= José Vitoriano =

Portuguese politician

José Rodrigues Vitoriano (1918, Silves – 3 February 2006) was a Portuguese politician and a major figure in the struggle against the Portuguese fascist regime led by António Oliveira Salazar.

==Early life==
Vitoriano started work at the age of 13 in a cork factory in Algarve and joined the Portuguese Communist Party in 1941. Between 1945 and 1948 he was the president of the cork workers' Trade Union. After that, in 1951, he became a cadre of the Party.

==Imprisonment==
Meanwhile, in 1948, he had been imprisoned by the regime's political police, the PIDE, only leaving jail in 1950. In 1953 he was arrested once more, and was sentenced to four years; however, as the fascist sentences for political prisoners were open-ended, Vitoriano only left jail in 1966. In January 1967, he became a clandestine, a usual method used by the members of the Communist Party to avoid detentions.
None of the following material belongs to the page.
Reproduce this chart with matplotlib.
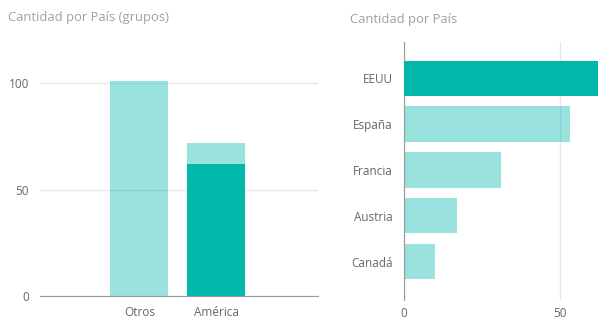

He would only leave that status after the democratic revolution of 1974. Vitoriano spent a total of 17 years in jail.

==Political career==
Vitoriano was a member of the Party's Central Committee between 1968 and 2000 and a member of its Secretariat between 1968 and 1972. Between 1977 and 1987, he was a member of the Portuguese Parliament, being its vice-president between 1977 and 1984.

==Death==
José Vitoriano died on 3 February 2006 in Lisbon.